Saturday, February 5, 2011

Mistaken Identity

Imagination Station:

“Oh my God, Professor Tia Meloni? Oh thank goodness I found you,” a nerdy boy asks me, patting his gel clogged black hair. “I’ve been looking everywhere, from the dorms to the laboratory. Goodness gracious, I was panicked cubed.”


“Cubed?” I respond. I ain’t Professor Tia Meloni. I’m Sandy Delmont and I’m not a professor or a college grad or college student or high school grad.

“Ha ha ha ha,” nerd boy snorts, pushing up his think black framed glasses with his index finger. “You’re a real riot Professor Meloni. It means to the third power, but you already knew that.”

“But I’m not Pro…”

“Now Professor, we have absolutely no time to dilly dally whatsoever.”

“But I’m not who you think I am.”

“Look, obviously you are middle aged, possibly having some form of a mid-life crisis, but we have no time for such silly things,” nerd boy pushes me down the hall, towards a set of large oak wood doors.

I’m not middle aged. I’m 25. Bastard.

“What do I teach?”

“You teach a pathology class silly. Aren’t you just a little Miss Giggles?”

“Call me Miss Giggles again, and I’ll give you a wedgie and stuff you in a locker. What, pathology? What’s that?”

“The study and diagnosis of disease.”

“Thanks, Webster.”

“Ah ha ha ha. Like the dictionary man. Real clever. You throw me into a fit of chuckles,” he opens the door, still laughing and snorting. What a nerd.

As I look into the classroom, I discover it is a lecture hall… a real big lecture hall. Like epically huge. And filled with male and female clones of nerd boy.

McFudgenuggets. This is going to be bad.

“Good morning Professor Meloni,” all the nerds chant in unison.

Diseases. Think disease. And coughing and sneezing and itchyness and medicine. How bad could this be?

“Professor, do you mind if we open with the question and answer portion of the lecture today? I read the textbook last night and I just have so many questions to pose,” a nerd girl begs.

“Ok,” I try on a scholar type voice. Think smart old person. Big words Sandy, big words. More than two syllables. You got this.

“Can you tell me a bit more about Mucopolysaccharidosis type II?”

“Ummm… can you tell me the more common name of that disease?”

“Hunter’s syndrome.”

“Well, that one’s obviously obvious.”

“How so?”

“Well, there was this hunter who had a syndrome.”
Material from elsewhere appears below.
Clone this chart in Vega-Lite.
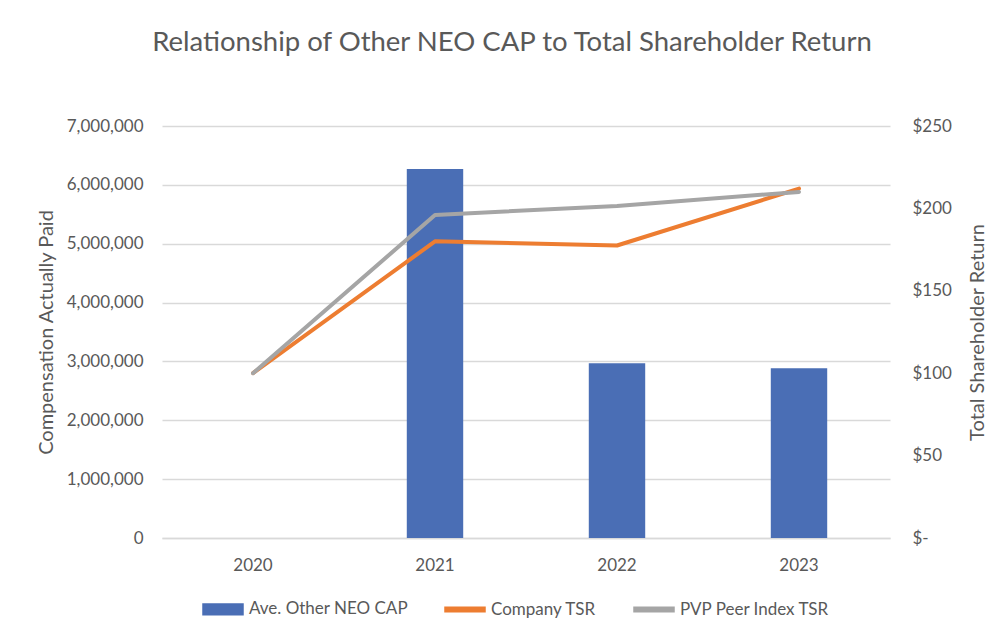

“Well, isn’t it an inherited disorder in which an enzyme, iduronate-2-sulfatase (I2S), is deficient? I2S is involved in the breakdown of complex carbohydrates called mucopolysaccharides. Without enough I2S, partially broken-down mucopolysaccharides accumulate in the organs and tissues of the body and become toxic.”

“…yes. Next question?”

“Oh oh, pick me, pick me, pick me,” the nerd boy from the hallway urgently flails his hand around.

“Yeah, you.”

“What’s the cause of Takayasu arteritis?”

“Unknown.”

“Well, I’m sure there are some theories out there. What would you say is one of the more plausible theories?

“Well, the answer is in the words. A guy named Yasu had some bad take out and then he looked at some art and this all lead to pain in his itis.”

“What’s an itis?”

“It’s a small bone in the um… it’s in the nose. It’s a small bone in the nose.”

“But isn’t the nose made out of cartilage?”

“Cartilage, bone, same dif. Tomato, Tomahto.”

“But they aren’t the same.”

“Oh, would you look at the time. Class is over.”

“A five minute class?”

“Well, nerdette over here read the textbook. Do the same. Class dismissed.”